Although Oracle is cleverly dressing up the service, called Intelligent Webhouse, as new products, there’s actually nothing new here, although the idea itself is a good one. Rather than collect gigabyte upon gigabyte of data about customers as they come to your web site, Oracle is advising the dot coms to use that information to find out more about their customers buying patterns, their likes and dislikes, and then to feed that back into the web site by giving users a more personalized experience based on his or her shopping history.

Any company of any size can enter the internet market but the key to their success is how they differentiate themselves, says Michael Howard, Oracle’s VP of data warehousing. Howard says this is particularly relevant to the brick and mortar community, which he says is a sweet spot for Oracle. For those traditional brick and mortar businesses moving into the dot com world, they must differentiate themselves from the start. They have to leverage their transactional data or they haven’t got a chance of making it, he said.

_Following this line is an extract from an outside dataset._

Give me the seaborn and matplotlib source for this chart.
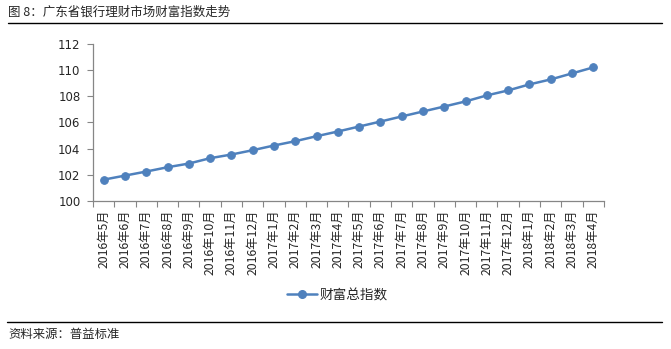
import matplotlib
matplotlib.use("Agg")
import matplotlib.pyplot as plt
import seaborn as sns
import pandas as pd
from matplotlib.lines import Line2D

months = ["2016年5月", "2016年6月", "2016年7月", "2016年8月", "2016年9月", "2016年10月",
          "2016年11月", "2016年12月", "2017年1月", "2017年2月", "2017年3月", "2017年4月",
          "2017年5月", "2017年6月", "2017年7月", "2017年8月", "2017年9月", "2017年10月",
          "2017年11月", "2017年12月", "2018年1月", "2018年2月", "2018年3月", "2018年4月"]
values = [101.63, 101.94, 102.25, 102.58, 102.86, 103.27, 103.55, 103.88, 104.24, 104.57,
          104.95, 105.31, 105.69, 106.07, 106.46, 106.84, 107.22, 107.61, 108.07, 108.45,
          108.91, 109.29, 109.75, 110.21]
series_name = "财富总指数"
yticks = [100, 102, 104, 106, 108, 110, 112]
title = "图 8：广东省银行理财市场财富指数走势"
source = "资料来源：普益标准"

sns.set_theme(style="white")
plt.rcParams['font.family'] = ['Noto Sans CJK SC', 'DejaVu Sans']
plt.rcParams['axes.unicode_minus'] = False

df = pd.DataFrame({"month": months, "value": values, "pos": range(len(months))})

fig = plt.figure(figsize=(6.71, 3.49), dpi=100)
ax = fig.add_axes([0.1386, 0.4241, 0.7614, 0.4499])
color = "#4F81BD"
sns.lineplot(data=df, x="pos", y="value", ax=ax, color=color, linewidth=1.8,
             marker="o", markersize=5.5, markeredgecolor=color, sort=False)

ax.set_xlim(-0.5, len(months) - 0.5)
ax.set_ylim(100, 112)
ax.set_yticks(yticks)
ax.set_yticklabels([str(v) for v in yticks], fontsize=8.5, family=['DejaVu Sans'])
ax.set_xticks(range(len(months)))
ax.set_xticklabels(months, rotation=90, fontsize=8.8)
ax.set_xticks([i - 0.5 for i in range(len(months) + 1)], minor=True)
ax.tick_params(axis='x', which='major', length=0, pad=6)
ax.tick_params(axis='x', which='minor', length=4, color="#868686", width=0.8, direction='out', bottom=True)
ax.tick_params(axis='y', which='major', length=4, color="#868686", width=0.8, direction='out', left=True, pad=5)
ax.set_xlabel("")
ax.set_ylabel("")
for s in ["top", "right"]:
    ax.spines[s].set_visible(False)
for s in ["left", "bottom"]:
    ax.spines[s].set_color("#868686")
    ax.spines[s].set_linewidth(0.9)
if ax.get_legend():
    ax.get_legend().remove()

handle = Line2D([0], [0], color=color, linewidth=1.8, marker="o", markersize=5.5)
fig.legend([handle], [series_name], loc="center", bbox_to_anchor=(0.503, 1 - 295 / 349),
           frameon=False, fontsize=9.8, handlelength=2.2, handletextpad=0.15)

fig.text(8 / 671, 1 - 12 / 349, title, fontsize=9.0, va="center", ha="left")
fig.add_artist(Line2D([8 / 671, 662 / 671], [1 - 23 / 349, 1 - 23 / 349], color="black", linewidth=1.0))
fig.add_artist(Line2D([7 / 671, 662 / 671], [1 - 322 / 349, 1 - 322 / 349], color="black", linewidth=1.0))
fig.text(8 / 671, 1 - 334 / 349, source, fontsize=8.9, va="center", ha="left")

fig.savefig("out.png", dpi=100)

The initiative centers around a number of products from within Oracle’s data warehouse, and OLAP analytic lines. At the center is Oracle Express 6.3 OLAP tools, which includes Express Objects, Express Analyzer and Express Web Publisher, tools used by developers to create custom analytical applications. They are designed to work with Express Server which Oracle says has been enhanced to include new editing and debugging capabilities, support for multi-developer applications and a new application packaging and deployment wizard.

For data mining, Oracle will push its Darwin 3.6 suite, which it acquired at the end of June when it purchased Thinking Machines. The tool uses mathematical algorithms to construct predictive models about customer behavior. Oracle says new clustering features enable the tool to work on much larger data sets and the database write-back integration lets you publish those results straight into the database.

XML-based reporting is enabled by using the latest version of Oracle Reports. Release 6i, due in the first quarter of 2000, lets users create customized reports about transactional data on the fly. The reports can then be loaded into a home page or portal site where any user can view them.

For ad hoc querying, Oracle is readying a new beta version of its Discoverer 3i tool, to be released next month, which it says simplifies the query creation process by supplying a wizard to pre-build queries through a web browser. The initiative will also include the customer data quality products gained from Oracle’s acquisition of Carleton Software, earlier this month. The tools use name and address cleansing techniques to enable companies to rationalize their disparate sources of customer data and store a single record for each customer.